I have so much teaching work on at the moment it's really not funny, but I am looking forward to July immensely - I have a nice, chunky review to write on Wes Davis' Anthology of Irish Poetry, which had an 'interesting' review in the Irish Times today. I must save my own myriad thoughts for the review, which will appear on Eyewear in July... but the IT review has already been garnering attention on FB today, and not just because of the feckin'size of it. God help the students it may be aimed at (take that one whatever way you want), is all I can say. It is massive. And has shamrocks all over it. Hmm.
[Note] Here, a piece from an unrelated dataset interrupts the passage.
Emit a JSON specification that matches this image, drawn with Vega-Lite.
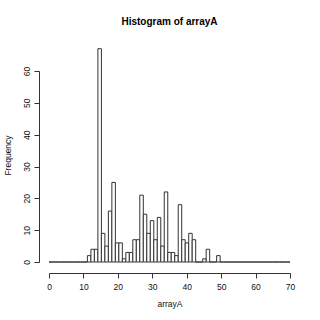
{
  "$schema": "https://vega.github.io/schema/vega-lite/v6.json",
  "width": 241,
  "height": 191,
  "autosize": {"type": "none"},
  "padding": {"left": 49, "top": 71, "right": 30, "bottom": 58},
  "background": "white",
  "title": {"text": "Histogram of arrayA", "fontSize": 10, "fontWeight": "bold", "font": "Liberation Sans", "color": "#000000", "anchor": "middle", "offset": 21},
  "config": {
    "view": {"stroke": null},
    "axis": {"grid": false, "domainColor": "#333333", "tickColor": "#333333", "labelColor": "#111111", "titleColor": "#111111", "labelFont": "Liberation Sans", "titleFont": "Liberation Sans", "labelFontSize": 8.5, "titleFontSize": 8.5, "titleFontWeight": "normal", "tickSize": 5, "domainWidth": 1, "tickWidth": 1}
  },
  "data": {
    "values": [
      {"start": 0, "end": 1.0145, "count": 0},
      {"start": 1.0145, "end": 2.029, "count": 0},
      {"start": 2.029, "end": 3.0435, "count": 0},
      {"start": 3.0435, "end": 4.058, "count": 0},
      {"start": 4.058, "end": 5.0725, "count": 0},
      {"start": 5.0725, "end": 6.087, "count": 0},
      {"start": 6.087, "end": 7.1014, "count": 0},
      {"start": 7.1014, "end": 8.1159, "count": 0},
      {"start": 8.1159, "end": 9.1304, "count": 0},
      {"start": 9.1304, "end": 10.1449, "count": 0},
      {"start": 10.1449, "end": 11.1594, "count": 0},
      {"start": 11.1594, "end": 12.1739, "count": 2},
      {"start": 12.1739, "end": 13.1884, "count": 4},
      {"start": 13.1884, "end": 14.2029, "count": 4},
      {"start": 14.2029, "end": 15.2174, "count": 67},
      {"start": 15.2174, "end": 16.2319, "count": 9},
      {"start": 16.2319, "end": 17.2464, "count": 5},
      {"start": 17.2464, "end": 18.2609, "count": 16},
      {"start": 18.2609, "end": 19.2754, "count": 25},
      {"start": 19.2754, "end": 20.2899, "count": 6},
      {"start": 20.2899, "end": 21.3043, "count": 6},
      {"start": 21.3043, "end": 22.3188, "count": 1},
      {"start": 22.3188, "end": 23.3333, "count": 3},
      {"start": 23.3333, "end": 24.3478, "count": 3},
      {"start": 24.3478, "end": 25.3623, "count": 7},
      {"start": 25.3623, "end": 26.3768, "count": 7},
      {"start": 26.3768, "end": 27.3913, "count": 21},
      {"start": 27.3913, "end": 28.4058, "count": 15},
      {"start": 28.4058, "end": 29.4203, "count": 9},
      {"start": 29.4203, "end": 30.4348, "count": 13},
      {"start": 30.4348, "end": 31.4493, "count": 7},
      {"start": 31.4493, "end": 32.4638, "count": 14},
      {"start": 32.4638, "end": 33.4783, "count": 5},
      {"start": 33.4783, "end": 34.4928, "count": 22},
      {"start": 34.4928, "end": 35.5072, "count": 3},
      {"start": 35.5072, "end": 36.5217, "count": 3},
      {"start": 36.5217, "end": 37.5362, "count": 2},
      {"start": 37.5362, "end": 38.5507, "count": 18},
      {"start": 38.5507, "end": 39.5652, "count": 7},
      {"start": 39.5652, "end": 40.5797, "count": 6},
      {"start": 40.5797, "end": 41.5942, "count": 9},
      {"start": 41.5942, "end": 42.6087, "count": 7},
      {"start": 42.6087, "end": 43.6232, "count": 0},
      {"start": 43.6232, "end": 44.6377, "count": 0},
      {"start": 44.6377, "end": 45.6522, "count": 1},
      {"start": 45.6522, "end": 46.6667, "count": 4},
      {"start": 46.6667, "end": 47.6812, "count": 0},
      {"start": 47.6812, "end": 48.6957, "count": 0},
      {"start": 48.6957, "end": 49.7101, "count": 2},
      {"start": 49.7101, "end": 50.7246, "count": 0},
      {"start": 50.7246, "end": 51.7391, "count": 0},
      {"start": 51.7391, "end": 52.7536, "count": 0},
      {"start": 52.7536, "end": 53.7681, "count": 0},
      {"start": 53.7681, "end": 54.7826, "count": 0},
      {"start": 54.7826, "end": 55.7971, "count": 0},
      {"start": 55.7971, "end": 56.8116, "count": 0},
      {"start": 56.8116, "end": 57.8261, "count": 0},
      {"start": 57.8261, "end": 58.8406, "count": 0},
      {"start": 58.8406, "end": 59.8551, "count": 0},
      {"start": 59.8551, "end": 60.8696, "count": 0},
      {"start": 60.8696, "end": 61.8841, "count": 0},
      {"start": 61.8841, "end": 62.8986, "count": 0},
      {"start": 62.8986, "end": 63.913, "count": 0},
      {"start": 63.913, "end": 64.9275, "count": 0},
      {"start": 64.9275, "end": 65.942, "count": 0},
      {"start": 65.942, "end": 66.9565, "count": 0},
      {"start": 66.9565, "end": 67.971, "count": 0},
      {"start": 67.971, "end": 68.9855, "count": 0},
      {"start": 68.9855, "end": 70, "count": 0}
    ]
  },
  "mark": {"type": "bar", "fill": "white", "stroke": "#333333", "strokeWidth": 1, "cornerRadius": 0},
  "encoding": {
    "x": {"field": "start", "type": "quantitative", "scale": {"domain": [0, 70], "nice": false, "zero": false}, "axis": {"values": [0, 10, 20, 30, 40, 50, 60, 70], "title": "arrayA", "offset": 11, "labelPadding": 4, "titlePadding": 9, "labelFlush": false}},
    "x2": {"field": "end"},
    "y": {"field": "count", "type": "quantitative", "scale": {"domain": [0, 60], "nice": false}, "axis": {"values": [0, 10, 20, 30, 40, 50, 60], "title": "Frequency", "titleY": 84, "offset": 10, "labelAngle": -90, "labelAlign": "center", "labelBaseline": "bottom", "labelPadding": 3, "titlePadding": 10}},
    "y2": {"datum": 0}
  }
}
The only worse than being talked about is not being talked about. Think Wilde might've said that. Right?
Tuesday, June 15, 2010
Shh, Don't Tell Anyone
Those lovely people from Body & Soul at Electric Picnic have organised a discrete summer solstice celebration - and the weather forecast is set to be an absolute cracker! In case you don't know what I'm on about, Body & Soul at EP was the really chilled out area with small tents and teepees and lots of like-minded relaxed dudes 'n dudettes with great attitudes, lovely mugs of tea and the occasional freebird hairstyles.
But don't let on - right..? We wouldn't want too many people there...
Now, I am off to think about my outfit, nails and other sundry things that Divas must do - oh yes, and some poems too... think I'll bring me boob poem to this one for an outing... always goes down well... :)
Sunday, June 13, 2010
Books beget more books

At least books always seem to do so in my case. There I am, on Friday, in Dublin's Chapter's bookshop on Parnell Street, as part of the audience, to help welcome Salmon Poetry's Prophesying the Past by Noel King into the world, and I just can't help myself: arriving early, picking and sifting from the poetry bookshelves.
What do I find? Michael Donaghy's Collected, as well as The Shape of the Dance. Oh joy! I spent all yesterday (Saturday) and today devouring them. God Donaghy was so good (!) - in prose as well as poetry - and I did like him before in poetry, but now I am totally besotted (!) and I have a much better understanding of all the varying schools of poetry (and what nonsense it all is) as well a good overview of why form is a good tool to have in the poetry kitbag. Lucky those who attended his classes in London back in the day. . .
I also found Material by Ros Barber on the bookshelves (alas the last copy), and have been dipping in and out of this extraordinary book. The title poem is practically faultless and there are so many gems in it that it will take some unpacking. Somehow I also came home with Peter Porter's Afterburner as well...
Back to Prophesying the Past, though. I confess to having more than a passing interest in this one: I've proofed it and read the poems many times, and Noel King is also editor of Doghouse who published me back in 2007. It was a real delight to hear the poems given voice and for us to finally see this long-awaited book delivered. Noel reads in the Poetry Cafe in London with Eileen Sheehan on Wednesday 16th June at 7.30pm.